Joe Biden's propensity for touching is in the news -- much of it completely at odds with contemporary standards. I don't want to run down the movement to protect women and girls from predatory behavior. I do want to repost two relevant older posts that call into question some of the assumptions we as a society seem to be operating under, and then raise two warnings about things we should try to avoid.
First post:
Pulling Pigtails, which questions whether or not the assumption of male power is baked into the governing analysis. "Couldn't it be that there is a corresponding female power, one that gives them license to touch others without permission in ways that men are simply forbidden to do? Or are we obligated to cash this out as five-out-of-six expressions of male oppression of women, even though four-out-of-six appear to be choices made by a woman?"
Second post:
Ah, the Patriarchy, which points out that extant law perfectly adheres to the self-described "feminist" statement of principles. That being true, how seriously should we take the assumption that our society isn't already feminist, at least in this regard?
Now, the two warnings.
First, as regards male to male touching, American society has long been entirely too restrictive of anything that might be misinterpreted as homoerotic. This was true to the extent that, when I was a boy, it was essentially inappropriate for any man to touch another except to shake hands in a firm fashion -- the mutual firmness displaying a strength that would to some degree serve as a warning-off, a display of power. Only extraordinary occasions allowed exceptions. You might slap another man's shoulders when he fathered a child or got married. I don't recall my father hugging me until I left home at 18, and he expected not to see me again for a very long time.
In fact, touch is human and healthy. I discovered that I enjoyed the experience when I started
jujitsu, which by nature involves grappling. It's not a sexual experience, but it is the experience of touching others you like -- the mutual experience of pursuing the art builds a bond, and the touch is an affirmation of it. Grappling, fighting, learning to feel the other through the sword in the bind and play, those things require and reward physical contact. As an adult I've gravitated toward modes of manhood -- biker, horseman, strongman -- that are sufficiently confident to dispense with fears about touch.
So the first warning is: don't extend to heterosexuality the kind of fear of touch that arose out of American fears of homosexuality. There are fit and proper boundaries, I agree. If it becomes the case that we are afraid to touch each other, though, we lose something human and important.

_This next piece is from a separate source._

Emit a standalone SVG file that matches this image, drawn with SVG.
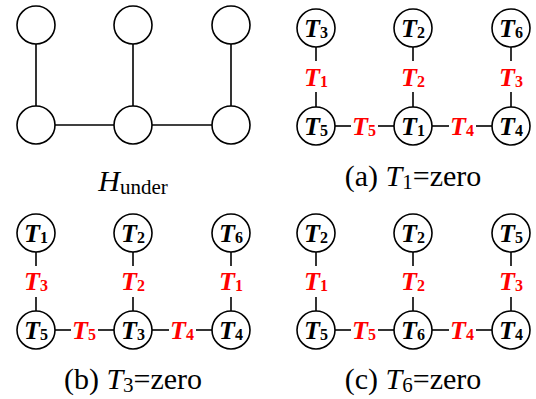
<svg xmlns="http://www.w3.org/2000/svg" width="536" height="399" viewBox="0 0 536 399">
<style>
.n{fill:#fff;stroke:#000;stroke-width:1.6}
.e{stroke:#000;stroke-width:1.6}
text{font-family:"Liberation Serif","Times New Roman",Times,serif}
.lb{font-weight:bold;font-size:26px;text-anchor:middle;fill:#000}
.lb .i{font-style:italic}
.lb .s{font-size:16px;font-style:normal}
.red{fill:#f00}
.cap{font-size:30px;text-anchor:middle;fill:#000}
.cap .i{font-style:italic}
.cap .s{font-size:21px}
</style>
<rect width="536" height="399" fill="#fff"/>

<!-- H_under -->
<g id="connectors-h">
<line class="e" x1="36" y1="44" x2="36" y2="106"/>
<line class="e" x1="133" y1="44" x2="133" y2="106"/>
<line class="e" x1="231" y1="44" x2="231" y2="106"/>
<line class="e" x1="55" y1="125" x2="114" y2="125"/>
<line class="e" x1="152" y1="125" x2="212" y2="125"/>
</g>
<g id="h-n1"><circle class="n" cx="36" cy="25" r="19"/></g>
<g id="h-n2"><circle class="n" cx="133" cy="25" r="19"/></g>
<g id="h-n3"><circle class="n" cx="231" cy="25" r="19"/></g>
<g id="h-n4"><circle class="n" cx="36" cy="125" r="19"/></g>
<g id="h-n5"><circle class="n" cx="133" cy="125" r="19"/></g>
<g id="h-n6"><circle class="n" cx="231" cy="125" r="19"/></g>
<text class="cap" x="133" y="191"><tspan class="i">H</tspan><tspan class="s" dy="3">under</tspan></text>

<!-- (a) -->
<g id="connectors-a">
<line class="e" x1="316" y1="47" x2="316" y2="61"/>
<line class="e" x1="316" y1="92" x2="316" y2="107"/>
<line class="e" x1="413" y1="47" x2="413" y2="61"/>
<line class="e" x1="413" y1="92" x2="413" y2="107"/>
<line class="e" x1="511" y1="47" x2="511" y2="61"/>
<line class="e" x1="511" y1="92" x2="511" y2="107"/>
<line class="e" x1="335" y1="126" x2="351" y2="126"/>
<line class="e" x1="378" y1="126" x2="394" y2="126"/>
<line class="e" x1="432" y1="126" x2="449" y2="126"/>
<line class="e" x1="476" y1="126" x2="492" y2="126"/>
<text class="lb red" x="316" y="86"><tspan class="i">T</tspan><tspan class="s" dy="1">1</tspan></text>
<text class="lb red" x="413" y="86"><tspan class="i">T</tspan><tspan class="s" dy="1">2</tspan></text>
<text class="lb red" x="511" y="86"><tspan class="i">T</tspan><tspan class="s" dy="1">3</tspan></text>
<text class="lb red" x="364" y="135"><tspan class="i">T</tspan><tspan class="s" dy="1">5</tspan></text>
<text class="lb red" x="462" y="135"><tspan class="i">T</tspan><tspan class="s" dy="1">4</tspan></text>
</g>
<g id="a-n1"><circle class="n" cx="316" cy="28" r="19"/><text class="lb" x="316" y="37"><tspan class="i">T</tspan><tspan class="s" dy="1">3</tspan></text></g>
<g id="a-n2"><circle class="n" cx="413" cy="28" r="19"/><text class="lb" x="413" y="37"><tspan class="i">T</tspan><tspan class="s" dy="1">2</tspan></text></g>
<g id="a-n3"><circle class="n" cx="511" cy="28" r="19"/><text class="lb" x="511" y="37"><tspan class="i">T</tspan><tspan class="s" dy="1">6</tspan></text></g>
<g id="a-n4"><circle class="n" cx="316" cy="126" r="19"/><text class="lb" x="316" y="135"><tspan class="i">T</tspan><tspan class="s" dy="1">5</tspan></text></g>
<g id="a-n5"><circle class="n" cx="413" cy="126" r="19"/><text class="lb" x="413" y="135"><tspan class="i">T</tspan><tspan class="s" dy="1">1</tspan></text></g>
<g id="a-n6"><circle class="n" cx="511" cy="126" r="19"/><text class="lb" x="511" y="135"><tspan class="i">T</tspan><tspan class="s" dy="1">4</tspan></text></g>
<text class="cap" x="413" y="186">(a) <tspan class="i">T</tspan><tspan class="s" dy="3">1</tspan><tspan dy="-3">=zero</tspan></text>

<!-- (b) -->
<g id="connectors-b">
<line class="e" x1="36" y1="252" x2="36" y2="266"/>
<line class="e" x1="36" y1="297" x2="36" y2="311"/>
<line class="e" x1="133" y1="252" x2="133" y2="266"/>
<line class="e" x1="133" y1="297" x2="133" y2="311"/>
<line class="e" x1="231" y1="252" x2="231" y2="266"/>
<line class="e" x1="231" y1="297" x2="231" y2="311"/>
<line class="e" x1="55" y1="330" x2="71" y2="330"/>
<line class="e" x1="98" y1="330" x2="114" y2="330"/>
<line class="e" x1="152" y1="330" x2="169" y2="330"/>
<line class="e" x1="196" y1="330" x2="212" y2="330"/>
<text class="lb red" x="36" y="290"><tspan class="i">T</tspan><tspan class="s" dy="1">3</tspan></text>
<text class="lb red" x="133" y="290"><tspan class="i">T</tspan><tspan class="s" dy="1">2</tspan></text>
<text class="lb red" x="231" y="290"><tspan class="i">T</tspan><tspan class="s" dy="1">1</tspan></text>
<text class="lb red" x="84" y="339"><tspan class="i">T</tspan><tspan class="s" dy="1">5</tspan></text>
<text class="lb red" x="182" y="339"><tspan class="i">T</tspan><tspan class="s" dy="1">4</tspan></text>
</g>
<g id="b-n1"><circle class="n" cx="36" cy="233" r="19"/><text class="lb" x="36" y="242"><tspan class="i">T</tspan><tspan class="s" dy="1">1</tspan></text></g>
<g id="b-n2"><circle class="n" cx="133" cy="233" r="19"/><text class="lb" x="133" y="242"><tspan class="i">T</tspan><tspan class="s" dy="1">2</tspan></text></g>
<g id="b-n3"><circle class="n" cx="231" cy="233" r="19"/><text class="lb" x="231" y="242"><tspan class="i">T</tspan><tspan class="s" dy="1">6</tspan></text></g>
<g id="b-n4"><circle class="n" cx="36" cy="330" r="19"/><text class="lb" x="36" y="339"><tspan class="i">T</tspan><tspan class="s" dy="1">5</tspan></text></g>
<g id="b-n5"><circle class="n" cx="133" cy="330" r="19"/><text class="lb" x="133" y="339"><tspan class="i">T</tspan><tspan class="s" dy="1">3</tspan></text></g>
<g id="b-n6"><circle class="n" cx="231" cy="330" r="19"/><text class="lb" x="231" y="339"><tspan class="i">T</tspan><tspan class="s" dy="1">4</tspan></text></g>
<text class="cap" x="133" y="389">(b) <tspan class="i">T</tspan><tspan class="s" dy="3">3</tspan><tspan dy="-3">=zero</tspan></text>

<!-- (c) -->
<g id="connectors-c">
<line class="e" x1="316" y1="252" x2="316" y2="266"/>
<line class="e" x1="316" y1="297" x2="316" y2="311"/>
<line class="e" x1="413" y1="252" x2="413" y2="266"/>
<line class="e" x1="413" y1="297" x2="413" y2="311"/>
<line class="e" x1="511" y1="252" x2="511" y2="266"/>
<line class="e" x1="511" y1="297" x2="511" y2="311"/>
<line class="e" x1="335" y1="330" x2="351" y2="330"/>
<line class="e" x1="378" y1="330" x2="394" y2="330"/>
<line class="e" x1="432" y1="330" x2="449" y2="330"/>
<line class="e" x1="476" y1="330" x2="492" y2="330"/>
<text class="lb red" x="316" y="290"><tspan class="i">T</tspan><tspan class="s" dy="1">1</tspan></text>
<text class="lb red" x="413" y="290"><tspan class="i">T</tspan><tspan class="s" dy="1">2</tspan></text>
<text class="lb red" x="511" y="290"><tspan class="i">T</tspan><tspan class="s" dy="1">3</tspan></text>
<text class="lb red" x="364" y="339"><tspan class="i">T</tspan><tspan class="s" dy="1">5</tspan></text>
<text class="lb red" x="462" y="339"><tspan class="i">T</tspan><tspan class="s" dy="1">4</tspan></text>
</g>
<g id="c-n1"><circle class="n" cx="316" cy="233" r="19"/><text class="lb" x="316" y="242"><tspan class="i">T</tspan><tspan class="s" dy="1">2</tspan></text></g>
<g id="c-n2"><circle class="n" cx="413" cy="233" r="19"/><text class="lb" x="413" y="242"><tspan class="i">T</tspan><tspan class="s" dy="1">2</tspan></text></g>
<g id="c-n3"><circle class="n" cx="511" cy="233" r="19"/><text class="lb" x="511" y="242"><tspan class="i">T</tspan><tspan class="s" dy="1">5</tspan></text></g>
<g id="c-n4"><circle class="n" cx="316" cy="330" r="19"/><text class="lb" x="316" y="339"><tspan class="i">T</tspan><tspan class="s" dy="1">5</tspan></text></g>
<g id="c-n5"><circle class="n" cx="413" cy="330" r="19"/><text class="lb" x="413" y="339"><tspan class="i">T</tspan><tspan class="s" dy="1">6</tspan></text></g>
<g id="c-n6"><circle class="n" cx="511" cy="330" r="19"/><text class="lb" x="511" y="339"><tspan class="i">T</tspan><tspan class="s" dy="1">4</tspan></text></g>
<text class="cap" x="413" y="389">(c) <tspan class="i">T</tspan><tspan class="s" dy="3">6</tspan><tspan dy="-3">=zero</tspan></text>
</svg>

Second, as much as I sometimes miss certain aspects of youth, it's already very hard to navigate that period of life without new impositions forbidding expressions of tenderness. Run a search on "Young people aren't having sex" and you'll see that the trendlines suggest it hasn't gotten easier since our day. Let's take some care not to set up standards of appropriateness (especially in law, but also in behavior codes at institutions like colleges where the young gather) that make it harder for them to navigate what are already anxious waters.
It should be possible to avoid those problems without derailing the good that is to be had from the current moment. I raise them only as considerations, not as roadblocks.